### Recorded information
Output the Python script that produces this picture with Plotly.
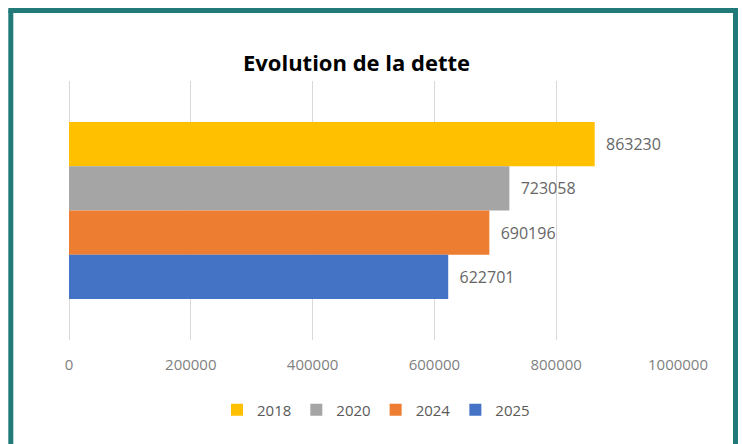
import plotly.graph_objects as go

series = ["2018", "2020", "2024", "2025"]
values = [863230, 723058, 690196, 622701]
colors = ["#FFC000", "#A5A5A5", "#ED7D31", "#4472C4"]
category = ["Dette"]
tick_vals = [0, 200000, 400000, 600000, 800000, 1000000]
tick_text = ["0", "200000", "400000", "600000", "800000", "1000000"]

fig = go.Figure()
for name, v, c in zip(series, values, colors):
    fig.add_trace(go.Bar(
        name=name, x=[v], y=category, orientation="h",
        marker=dict(color=c, line=dict(width=0)),
        text=["\u00a0\u00a0" + str(v)], textposition="outside",
        textfont=dict(family="Open Sans", size=16, color="#666666"),
        cliponaxis=False,
    ))

L, R, T, B = 69, 64, 81, 104
W, H = 742, 444
pw, ph = W - L - R, H - T - B

def px(x):
    return (x - L) / pw

def py(y):
    return (H - B - y) / ph

teal = "#217A78"
fig.add_shape(type="line", xref="paper", yref="paper", x0=px(10.8), x1=px(10.8), y0=py(460), y1=py(10.5),
              line=dict(color=teal, width=5), layer="above")
fig.add_shape(type="line", xref="paper", yref="paper", x0=px(735.5), x1=px(735.5), y0=py(460), y1=py(10.5),
              line=dict(color=teal, width=5), layer="above")
fig.add_shape(type="line", xref="paper", yref="paper", x0=px(8.3), x1=px(738), y0=py(10.5), y1=py(10.5),
              line=dict(color=teal, width=5), layer="above")

fig.update_layout(
    width=W, height=H,
    margin=dict(l=L, r=R, t=T, b=B),
    paper_bgcolor="white", plot_bgcolor="white",
    barmode="group", bargap=0.317, bargroupgap=0,
    title=dict(text="<b>Evolution de la dette</b>", x=px(356.5), xref="paper", xanchor="center",
               y=1 - 63 / H, yref="container", yanchor="middle",
               font=dict(family="Open Sans", size=22, color="#000000")),
    xaxis=dict(range=[0, 1000000], tickvals=tick_vals, ticktext=tick_text,
               showgrid=True, gridcolor="#D9D9D9", gridwidth=1,
               zeroline=True, zerolinecolor="#D9D9D9", zerolinewidth=1,
               showline=False, ticks="", ticklabelstandoff=14,
               tickfont=dict(family="Open Sans", size=15, color="#7F7F7F")),
    yaxis=dict(autorange="reversed", showticklabels=False, showgrid=False,
               zeroline=False, showline=False, ticks=""),
    legend=dict(orientation="h", x=px(376), xanchor="center", y=py(410), yanchor="middle",
                font=dict(family="Open Sans", size=15, color="#595959"),
                itemwidth=30,
                bgcolor="rgba(0,0,0,0)"),
    showlegend=True,
)

fig.write_html("out.html", config={"displayModeBar": False},
               post_script="document.body.style.margin='0';document.body.style.overflow='hidden';")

### Given instruction
Give every line above again exactly, with no pictures.

### Exercise output
Output the Python script that produces this picture with Plotly.
import plotly.graph_objects as go

series = ["2018", "2020", "2024", "2025"]
values = [863230, 723058, 690196, 622701]
colors = ["#FFC000", "#A5A5A5", "#ED7D31", "#4472C4"]
category = ["Dette"]
tick_vals = [0, 200000, 400000, 600000, 800000, 1000000]
tick_text = ["0", "200000", "400000", "600000", "800000", "1000000"]

fig = go.Figure()
for name, v, c in zip(series, values, colors):
    fig.add_trace(go.Bar(
        name=name, x=[v], y=category, orientation="h",
        marker=dict(color=c, line=dict(width=0)),
        text=["\u00a0\u00a0" + str(v)], textposition="outside",
        textfont=dict(family="Open Sans", size=16, color="#666666"),
        cliponaxis=False,
    ))

L, R, T, B = 69, 64, 81, 104
W, H = 742, 444
pw, ph = W - L - R, H - T - B

def px(x):
    return (x - L) / pw

def py(y):
    return (H - B - y) / ph

teal = "#217A78"
fig.add_shape(type="line", xref="paper", yref="paper", x0=px(10.8), x1=px(10.8), y0=py(460), y1=py(10.5),
              line=dict(color=teal, width=5), layer="above")
fig.add_shape(type="line", xref="paper", yref="paper", x0=px(735.5), x1=px(735.5), y0=py(460), y1=py(10.5),
              line=dict(color=teal, width=5), layer="above")
fig.add_shape(type="line", xref="paper", yref="paper", x0=px(8.3), x1=px(738), y0=py(10.5), y1=py(10.5),
              line=dict(color=teal, width=5), layer="above")

fig.update_layout(
    width=W, height=H,
    margin=dict(l=L, r=R, t=T, b=B),
    paper_bgcolor="white", plot_bgcolor="white",
    barmode="group", bargap=0.317, bargroupgap=0,
    title=dict(text="<b>Evolution de la dette</b>", x=px(356.5), xref="paper", xanchor="center",
               y=1 - 63 / H, yref="container", yanchor="middle",
               font=dict(family="Open Sans", size=22, color="#000000")),
    xaxis=dict(range=[0, 1000000], tickvals=tick_vals, ticktext=tick_text,
               showgrid=True, gridcolor="#D9D9D9", gridwidth=1,
               zeroline=True, zerolinecolor="#D9D9D9", zerolinewidth=1,
               showline=False, ticks="", ticklabelstandoff=14,
               tickfont=dict(family="Open Sans", size=15, color="#7F7F7F")),
    yaxis=dict(autorange="reversed", showticklabels=False, showgrid=False,
               zeroline=False, showline=False, ticks=""),
    legend=dict(orientation="h", x=px(376), xanchor="center", y=py(410), yanchor="middle",
                font=dict(family="Open Sans", size=15, color="#595959"),
                itemwidth=30,
                bgcolor="rgba(0,0,0,0)"),
    showlegend=True,
)

fig.write_html("out.html", config={"displayModeBar": False},
               post_script="document.body.style.margin='0';document.body.style.overflow='hidden';")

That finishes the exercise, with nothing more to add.